Sel tersebut juga dilaporkan mencari informasi tentang penggunaan sekolah dan rumah sakit oleh Hamas untuk tujuan militer, dan serangan yang gagal oleh kelompok bersenjata Palestina yang melukai warga sipil di sana.
Beberapa anggota unit tersebut dilaporkan khawatir tentang penerbitan materi rahasia untuk alasan hubungan masyarakat, alih-alih tujuan militer atau keamanan. Para perwira diberitahu bahwa pekerjaan mereka krusial bagi kemampuan Israel untuk terus berjuang, kata seorang sumber.

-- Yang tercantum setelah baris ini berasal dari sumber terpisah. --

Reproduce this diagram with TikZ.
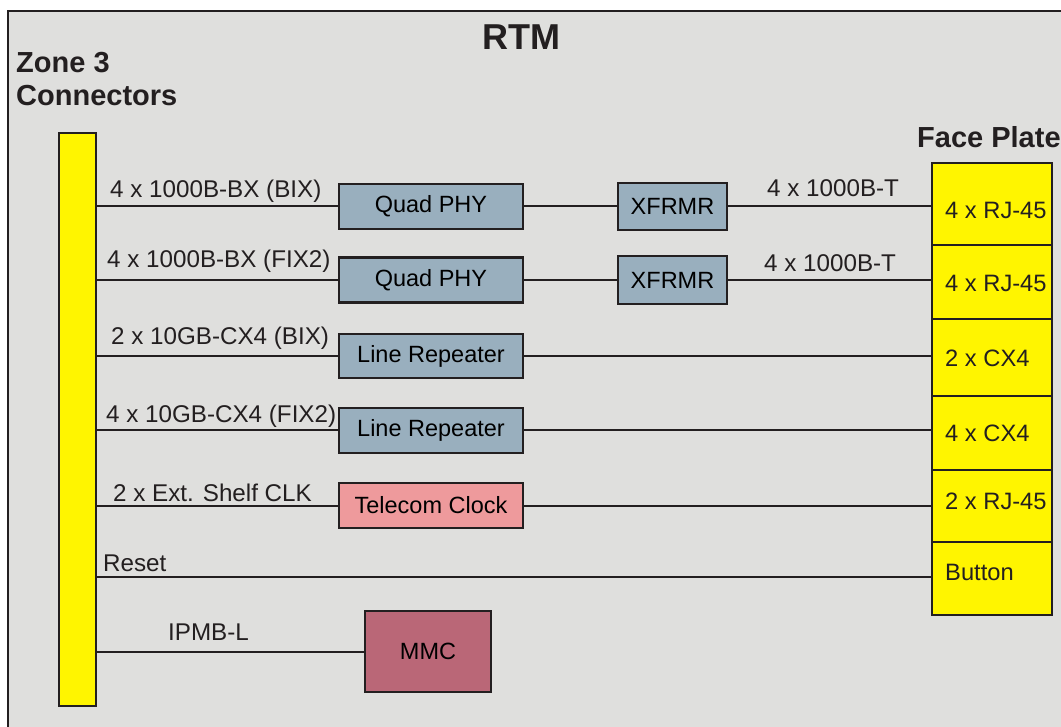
\documentclass[tikz,border=0pt]{standalone}
\usepackage{fontspec}
\setmainfont{Liberation Sans}
\definecolor{bgc}{HTML}{DFDFDD}
\definecolor{linec}{HTML}{231F20}
\definecolor{boxblue}{HTML}{99AFBE}
\definecolor{clockpink}{HTML}{EE9A9C}
\definecolor{mmcc}{HTML}{BA6777}
\definecolor{ylw}{HTML}{FFF500}
\tikzset{
  blk/.style={draw=linec, line width=2.2pt, inner sep=0pt, font=\fontsize{23.5}{28}\selectfont},
  bluebox/.style={blk, fill=boxblue},
  fpcell/.style={draw=linec, line width=2.2pt, fill=ylw, minimum width=120, minimum height=#1, inner sep=0pt},
  lbl/.style={inner sep=0pt, anchor=base west, font=\fontsize{24.2}{28}\selectfont, text=linec},
  fplbl/.style={lbl, font=\fontsize{23.7}{28}\selectfont},
  ttl/.style={inner sep=0pt, font=\bfseries\fontsize{29}{34}\selectfont, text=linec},
  wire/.style={draw=linec, line width=2pt}
}
\begin{document}
\begin{tikzpicture}[x=1pt, y=-1pt]
\useasboundingbox (0,0) rectangle (1061,727);
\fill[white] (0,0) rectangle (1061,727);
\fill[bgc] (8,11) rectangle (1061,727);
\draw[linec, line width=2pt] (8,727) -- (8,11) -- (1061,11);

% titles
\node[ttl, anchor=base, font=\bfseries\fontsize{36}{40}\selectfont] (rtm) at (521,50) {RTM};
\node[ttl, anchor=base west] (zone) at (16,73) {Zone 3};
\node[ttl, anchor=base west] (conn) at (16,106) {Connectors};
\node[ttl, anchor=base west] (fptitle) at (917,148) {Face Plate};

% zone 3 bar
\node[draw=linec, line width=2.2pt, fill=ylw, minimum width=37, minimum height=573, inner sep=0pt] (bar) at (77.5,419.5) {};

% face plate cells
\node[fpcell=82] (fp1) at (992,204) {};
\node[fpcell=74] (fp2) at (992,282) {};
\node[fpcell=77] (fp3) at (992,357.5) {};
\node[fpcell=74] (fp4) at (992,433) {};
\node[fpcell=72] (fp5) at (992,506) {};
\node[fpcell=73] (fp6) at (992,578.5) {};
\node[fplbl] (fpt1) at (945,219) {4 x RJ-45};
\node[fplbl] (fpt2) at (945,292) {4 x RJ-45};
\node[fplbl] (fpt3) at (945,367) {2 x CX4};
\node[fplbl] (fpt4) at (945,442) {4 x CX4};
\node[fplbl] (fpt5) at (945,509) {2 x RJ-45};
\node[fplbl] (fpt6) at (945,580) {Button};

% blocks
\node[bluebox, minimum width=184, minimum height=45] (q1) at (431,206.5) {Quad PHY};
\node[bluebox, minimum width=109, minimum height=47] (x1) at (672.5,206.5) {XFRMR};
\node[bluebox, minimum width=184, minimum height=45] (q2) at (431,280) {Quad PHY};
\node[bluebox, minimum width=109, minimum height=48] (x2) at (672.5,280) {XFRMR};
\node[bluebox, minimum width=184, minimum height=44] (lr1) at (431,356) {Line Repeater};
\node[bluebox, minimum width=184, minimum height=45] (lr2) at (431,430.5) {Line Repeater};
\node[blk, fill=clockpink, minimum width=184, minimum height=45] (tc) at (431,505.5) {Telecom Clock};
\node[blk, fill=mmcc, minimum width=126, minimum height=81] (mmc) at (428,651.5) {MMC};

% connectors
\draw[wire] (bar.east |- q1.west) -- (q1.west);
\draw[wire] (q1.east) -- (x1.west);
\draw[wire] (x1.east) -- (x1.east -| fp1.west);
\draw[wire] (bar.east |- q2.west) -- (q2.west);
\draw[wire] (q2.east) -- (x2.west);
\draw[wire] (x2.east) -- (x2.east -| fp2.west);
\draw[wire] (bar.east |- lr1.west) -- (lr1.west);
\draw[wire] (lr1.east) -- (lr1.east -| fp3.west);
\draw[wire] (bar.east |- lr2.west) -- (lr2.west);
\draw[wire] (lr2.east) -- (lr2.east -| fp4.west);
\draw[wire] (bar.east |- tc.west) -- (tc.west);
\draw[wire] (tc.east) -- (tc.east -| fp5.west);
\coordinate (rst) at (96,577);
\draw[wire] (rst) -- (rst -| fp6.west);
\draw[wire] (bar.east |- mmc.west) -- (mmc.west);

% connector labels
\node[lbl] (l1) at (110,198) {4 x 1000B-BX (BIX)};
\node[lbl] (l2) at (107,268) {4 x 1000B-BX (FIX2)};
\node[lbl] (l3) at (111,345) {2 x 10GB-CX4 (BIX)};
\node[lbl] (l4) at (106,422) {4 x 10GB-CX4 (FIX2)};
\node[lbl] (l5) at (113,501) {2 x Ext. Shelf CLK};
\node[lbl] (l6) at (103,571) {Reset};
\node[lbl] (l7) at (168,640) {IPMB-L};
\node[lbl] (t1) at (767,197) {4 x 1000B-T};
\node[lbl] (t2) at (764,272) {4 x 1000B-T};
\end{tikzpicture}
\end{document}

“Idenya adalah (memungkinkan militer) beroperasi tanpa tekanan, sehingga negara-negara seperti Amerika tidak akan berhenti memasok senjata,” kata sumber kedua. “Apa pun yang dapat memperkuat legitimasi internasional Israel untuk terus berjuang.”
IDF telah dihubungi untuk dimintai komentar.
Pada hari Jumat, setidaknya 16 warga Palestina tewas akibat serangan Israel di Gaza, termasuk lima orang yang sedang berusaha mendapatkan bantuan pangan, sumber medis mengatakan kepada Al Jazeera.
Israel juga mengeluarkan perintah evakuasi untuk wilayah utara permukiman Zeitoun di Kota Gaza, seiring dengan peningkatan operasi militer mereka menjelang eskalasi perang darat yang direncanakan di Gaza, yang telah banyak dikritik di dalam dan luar negeri.